Blockchain & DLTFoundations

Atomic Swap

Overview

Direct Answer

An atomic swap is a peer-to-peer exchange mechanism that allows direct transfer of cryptocurrencies across separate blockchain networks without intermediary custodians. It uses cryptographic hash time-locked contracts (HTLCs) to ensure that either both parties receive their funds or neither party loses value, eliminating counterparty risk.

How It Works

One party generates a random secret and hashes it, then creates a time-locked contract on the first blockchain requiring the receiving party to reveal that secret to claim funds. The second party mirrors this contract on the alternate blockchain with the same hash and a shorter timeout window. When the first party reveals the secret to unlock their funds, both transactions become irreversibly linked, forcing simultaneous settlement or automatic refund after timelock expiration.

Why It Matters

This mechanism reduces reliance on centralised exchanges, lowers transaction fees by eliminating intermediary markup, and decreases exposure to exchange security breaches or regulatory restrictions.

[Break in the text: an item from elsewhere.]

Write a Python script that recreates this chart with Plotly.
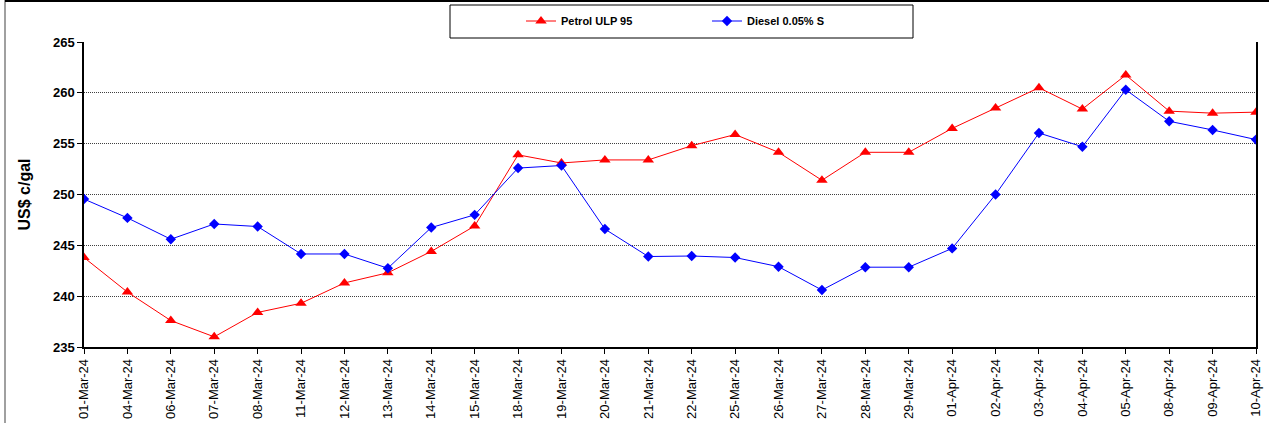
import plotly.graph_objects as go

dates = ["01-Mar-24", "04-Mar-24", "06-Mar-24", "07-Mar-24", "08-Mar-24", "11-Mar-24",
         "12-Mar-24", "13-Mar-24", "14-Mar-24", "15-Mar-24", "18-Mar-24", "19-Mar-24",
         "20-Mar-24", "21-Mar-24", "22-Mar-24", "25-Mar-24", "26-Mar-24", "27-Mar-24",
         "28-Mar-24", "29-Mar-24", "01-Apr-24", "02-Apr-24", "03-Apr-24", "04-Apr-24",
         "05-Apr-24", "08-Apr-24", "09-Apr-24", "10-Apr-24"]

petrol = [243.8, 240.4, 237.6, 236.0, 238.4, 239.3, 241.3, 242.3, 244.4, 246.9,
          253.9, 253.1, 253.4, 253.4, 254.8, 255.9, 254.15, 251.4, 254.15, 254.15,
          256.5, 258.5, 260.5, 258.4, 261.75, 258.2, 258.0, 258.1]

diesel = [249.55, 247.7, 245.6, 247.1, 246.85, 244.15, 244.15, 242.75, 246.75, 248.0,
          252.6, 252.85, 246.6, 243.9, 243.95, 243.8, 242.9, 240.6, 242.85, 242.85,
          244.7, 250.0, 256.05, 254.7, 260.3, 257.2, 256.35, 255.4]

y_ticks = [235, 240, 245, 250, 255, 260, 265]

W, H = 1269, 423
ML, MR, MT, MB = 84, 13, 42, 76
PW = W - ML - MR
PH = H - MT - MB
FONT = "Liberation Sans, Arial, sans-serif"

def px_x(p):
    return (p - ML) / PW

def px_y(p):
    return (H - MB - p) / PH

idx = list(range(len(dates)))

fig = go.Figure()
fig.add_trace(go.Scatter(
    x=idx, y=petrol, mode="lines+markers", name="Petrol ULP 95",
    line=dict(color="#FF0000", width=1),
    marker=dict(symbol="triangle-up", size=10, color="#FF0000"),
))
fig.add_trace(go.Scatter(
    x=idx, y=diesel, mode="lines+markers", name="Diesel 0.05% S",
    line=dict(color="#0000FF", width=1),
    marker=dict(symbol="diamond", size=8, color="#0000FF"),
))

shapes = [
    dict(type="line", xref="paper", yref="paper", x0=px_x(5), x1=px_x(5),
         y0=px_y(0), y1=px_y(423), line=dict(color="#808080", width=1.5)),
    dict(type="line", xref="paper", yref="paper", x0=px_x(5), x1=px_x(1269),
         y0=px_y(1), y1=px_y(1), line=dict(color="#000000", width=2)),
    dict(type="rect", xref="paper", yref="paper", x0=px_x(450), x1=px_x(913),
         y0=px_y(38), y1=px_y(5), line=dict(color="#000000", width=1),
         fillcolor="rgba(0,0,0,0)"),
]

fig.update_layout(
    width=W, height=H,
    margin=dict(l=ML, r=MR, t=MT, b=MB, pad=0, autoexpand=False),
    paper_bgcolor="white", plot_bgcolor="white",
    font=dict(family=FONT, color="black", size=11),
    showlegend=True,
    legend=dict(
        orientation="h", xref="container", yref="container",
        x=521 / W, y=1 - 21 / H, xanchor="left", yanchor="middle",
        font=dict(size=11, family=FONT, weight="bold"),
        bgcolor="rgba(0,0,0,0)", borderwidth=0, entrywidth=141, entrywidthmode="pixels",
        itemwidth=30,
    ),
    shapes=shapes,
    xaxis=dict(
        type="linear", range=[0, len(dates) - 1], automargin=False,
        tickmode="array", tickvals=idx, ticktext=dates, tickangle=-90,
        ticks="outside", ticklen=5, tickcolor="black", tickwidth=1,
        showline=True, linecolor="black", linewidth=1.5, mirror=False,
        showgrid=False, zeroline=False,
        tickfont=dict(size=13, family=FONT),
    ),
    yaxis=dict(
        range=[235, 265], tickmode="array", tickvals=y_ticks, automargin=False,
        ticks="outside", ticklen=5, tickcolor="black", tickwidth=1,
        showline=True, linecolor="black", linewidth=1.5, mirror=True,
        showgrid=True, gridcolor="#404040", griddash="1px,1px", gridwidth=1,
        zeroline=False,
        tickfont=dict(size=13, family=FONT, weight="bold"),
        title=dict(text="US$ c/gal", standoff=18,
                   font=dict(size=16, family=FONT, weight="bold")),
    ),
)

fig.write_html(
    "out.html",
    config={"displayModeBar": False},
    post_script="document.body.style.margin='0';document.body.style.overflow='hidden';",
)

It enables price discovery and liquidity across fragmented blockchain ecosystems without custody risk, particularly valuable for cross-chain asset trading.

Common Applications

Atomic swaps facilitate decentralised exchange protocols operating across Bitcoin, Ethereum, and other UTXO-based blockchains. They enable participants in liquidity pools and over-the-counter trading desks to settle trades directly, and support cross-chain bridge mechanisms that require trustless asset exchanges.

Key Considerations

Atomic swaps require both blockchains to support hash-locked contracts and possess compatible scripting capabilities, limiting applicability to simpler blockchain architectures. Successful execution depends on both parties remaining online during the reveal phase; network latency and synchronisation failures can trigger unintended refunds.